第24条【家族生活における個人の尊厳と両性の平等】
婚姻は、両性の合意のみに基いて成立し、夫婦が同等の権利を有することを基本として、相互の協力により、維持されなければならない。

第25条【生存権、国の生存権保障義務】
すべて国民は、健康で文化的な最低限度の生活を営む権利を有する。

日本国憲法 基本的人権より


何が日本国憲法だ。いったい、いくつの人権が侵されているのだ。にも関わらず、上記の二次的被害に陥るのがモラハラ(精神的暴力)だ。

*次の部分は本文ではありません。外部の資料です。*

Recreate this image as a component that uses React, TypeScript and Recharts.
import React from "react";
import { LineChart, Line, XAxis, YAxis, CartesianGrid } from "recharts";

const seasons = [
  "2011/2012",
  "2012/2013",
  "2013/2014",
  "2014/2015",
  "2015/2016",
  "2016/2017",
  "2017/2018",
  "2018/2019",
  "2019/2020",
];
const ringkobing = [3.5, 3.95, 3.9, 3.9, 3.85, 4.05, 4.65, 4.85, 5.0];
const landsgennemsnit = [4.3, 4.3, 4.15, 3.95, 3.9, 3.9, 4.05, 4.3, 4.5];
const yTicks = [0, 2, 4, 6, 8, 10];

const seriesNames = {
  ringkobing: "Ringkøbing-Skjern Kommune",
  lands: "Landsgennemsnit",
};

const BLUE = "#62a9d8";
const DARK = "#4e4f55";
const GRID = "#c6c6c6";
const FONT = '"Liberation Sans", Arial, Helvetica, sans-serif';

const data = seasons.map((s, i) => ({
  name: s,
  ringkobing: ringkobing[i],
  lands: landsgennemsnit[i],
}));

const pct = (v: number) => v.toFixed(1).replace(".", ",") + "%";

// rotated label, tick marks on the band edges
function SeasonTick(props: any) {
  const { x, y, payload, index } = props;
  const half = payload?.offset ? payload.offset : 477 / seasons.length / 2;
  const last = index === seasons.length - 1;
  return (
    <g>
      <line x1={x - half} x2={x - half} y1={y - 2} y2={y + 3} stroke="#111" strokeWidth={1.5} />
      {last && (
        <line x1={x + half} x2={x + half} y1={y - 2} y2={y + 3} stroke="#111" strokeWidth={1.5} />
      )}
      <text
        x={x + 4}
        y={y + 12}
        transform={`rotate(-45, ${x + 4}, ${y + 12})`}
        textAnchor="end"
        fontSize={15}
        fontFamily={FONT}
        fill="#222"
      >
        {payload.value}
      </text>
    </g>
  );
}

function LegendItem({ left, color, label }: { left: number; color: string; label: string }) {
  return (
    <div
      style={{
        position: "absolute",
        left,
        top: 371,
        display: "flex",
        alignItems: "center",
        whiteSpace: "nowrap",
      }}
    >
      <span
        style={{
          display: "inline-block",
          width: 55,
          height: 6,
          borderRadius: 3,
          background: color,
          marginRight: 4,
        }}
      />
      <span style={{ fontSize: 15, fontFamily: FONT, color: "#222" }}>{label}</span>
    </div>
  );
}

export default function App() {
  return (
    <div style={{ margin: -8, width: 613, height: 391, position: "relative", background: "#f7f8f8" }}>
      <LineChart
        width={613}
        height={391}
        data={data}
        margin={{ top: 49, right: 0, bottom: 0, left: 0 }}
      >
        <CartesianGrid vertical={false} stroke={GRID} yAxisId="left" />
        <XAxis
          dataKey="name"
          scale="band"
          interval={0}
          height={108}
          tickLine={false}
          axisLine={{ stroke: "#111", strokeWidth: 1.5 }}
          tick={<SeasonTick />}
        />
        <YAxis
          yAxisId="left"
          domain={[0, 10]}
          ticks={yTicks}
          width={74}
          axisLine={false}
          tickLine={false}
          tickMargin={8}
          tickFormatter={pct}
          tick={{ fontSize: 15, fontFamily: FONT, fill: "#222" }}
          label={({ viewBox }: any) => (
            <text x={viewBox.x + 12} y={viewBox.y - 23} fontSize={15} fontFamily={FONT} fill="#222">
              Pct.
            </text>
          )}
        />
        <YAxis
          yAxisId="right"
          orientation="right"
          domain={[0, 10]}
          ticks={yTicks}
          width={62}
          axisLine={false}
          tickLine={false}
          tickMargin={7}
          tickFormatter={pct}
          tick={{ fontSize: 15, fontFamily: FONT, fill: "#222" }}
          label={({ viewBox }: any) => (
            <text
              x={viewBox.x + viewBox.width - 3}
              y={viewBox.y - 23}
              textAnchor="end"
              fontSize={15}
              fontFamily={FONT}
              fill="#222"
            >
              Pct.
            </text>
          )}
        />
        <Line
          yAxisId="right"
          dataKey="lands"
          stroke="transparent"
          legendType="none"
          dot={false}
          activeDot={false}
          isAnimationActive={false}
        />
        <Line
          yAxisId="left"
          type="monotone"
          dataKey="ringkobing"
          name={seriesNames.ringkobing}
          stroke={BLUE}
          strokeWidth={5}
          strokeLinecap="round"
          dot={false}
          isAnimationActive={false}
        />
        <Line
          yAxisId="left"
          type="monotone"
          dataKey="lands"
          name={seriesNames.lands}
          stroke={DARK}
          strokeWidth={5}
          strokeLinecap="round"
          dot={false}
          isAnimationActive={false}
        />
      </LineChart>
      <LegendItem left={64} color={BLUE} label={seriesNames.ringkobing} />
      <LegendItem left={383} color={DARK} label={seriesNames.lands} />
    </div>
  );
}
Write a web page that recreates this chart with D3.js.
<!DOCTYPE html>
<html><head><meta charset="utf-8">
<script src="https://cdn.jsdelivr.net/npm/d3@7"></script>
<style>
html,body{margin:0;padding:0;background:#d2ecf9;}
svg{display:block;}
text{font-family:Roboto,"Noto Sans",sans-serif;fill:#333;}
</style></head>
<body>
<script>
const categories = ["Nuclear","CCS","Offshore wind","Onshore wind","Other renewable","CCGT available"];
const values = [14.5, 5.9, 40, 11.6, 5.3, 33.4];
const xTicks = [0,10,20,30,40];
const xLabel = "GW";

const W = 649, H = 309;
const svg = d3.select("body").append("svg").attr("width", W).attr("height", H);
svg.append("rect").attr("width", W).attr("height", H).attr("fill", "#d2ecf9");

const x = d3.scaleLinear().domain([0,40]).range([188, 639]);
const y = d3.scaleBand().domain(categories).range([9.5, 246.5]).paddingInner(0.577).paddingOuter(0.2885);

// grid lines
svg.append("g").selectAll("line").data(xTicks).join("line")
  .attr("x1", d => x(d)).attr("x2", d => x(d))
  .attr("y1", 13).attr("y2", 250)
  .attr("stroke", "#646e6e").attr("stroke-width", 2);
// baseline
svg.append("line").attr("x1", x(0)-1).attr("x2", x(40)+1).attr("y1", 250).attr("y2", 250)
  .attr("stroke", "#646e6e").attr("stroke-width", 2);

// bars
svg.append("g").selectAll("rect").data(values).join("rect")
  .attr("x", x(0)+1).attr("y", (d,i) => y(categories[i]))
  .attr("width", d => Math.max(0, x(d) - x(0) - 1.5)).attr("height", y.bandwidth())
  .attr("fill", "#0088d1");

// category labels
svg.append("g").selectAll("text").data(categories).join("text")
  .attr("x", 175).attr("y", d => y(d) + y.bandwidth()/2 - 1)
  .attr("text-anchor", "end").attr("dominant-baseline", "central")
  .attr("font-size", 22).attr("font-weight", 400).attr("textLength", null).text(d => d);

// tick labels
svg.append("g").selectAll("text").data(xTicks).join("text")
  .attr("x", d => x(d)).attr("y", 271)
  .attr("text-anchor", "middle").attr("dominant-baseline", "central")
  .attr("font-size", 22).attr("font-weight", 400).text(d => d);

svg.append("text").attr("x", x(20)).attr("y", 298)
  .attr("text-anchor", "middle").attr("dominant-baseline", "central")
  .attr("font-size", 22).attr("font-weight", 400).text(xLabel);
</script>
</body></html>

大人の(身体的暴力を伴わない)いじめがこうやって許されている中、子どもをいじめから守れるのか。大人だって、やってるじゃないか。

子どもは賢い。ちゃんと大人を見ている。


5.最後に

モラハラの被害を受けている人は、「モラハラ」という言葉で軽く捉えられ、二重にも三重にも四重にも苦しむことがある。モラハラは、他者から見たら、「夫婦喧嘩の延長に過ぎないだろう。」と、軽視されがちだが、本人は死と直結する鬱などで本当にどうしようもなく悩んで、そのしんどさを吐露していることもあるということを、どうか周りにいる人は心の片隅に覚えておいてほしい。

モラハラという名の証拠の残らない卑劣な暴力。

いじめでも同じだ。いじめる側は、周りに気づかれない場所で、気づかれないようにするものである。その人の人権を全く無視して。それが、数年単位で行われて、私にも悪いところがあるのかもと思わされる中なんとか耐えてきて、何かをきっかけにこれは普通ではないと気づき、藁にもすがる思いで、やっと誰かに打ち明けたとき、「そういうこと(いじめ)も、あるよね。」なんて大切な友だちに言えるだろうか。

周りの人にできることは限られているかもしれないが、どうか想像力を膨らませて、何があったのか、しっかり話を聞いてあげてほしい。この人だけはわかってくれてる、という人がいれば、状況はなかなか変わらなくても、心が少しでも救われることがあるかもしれない。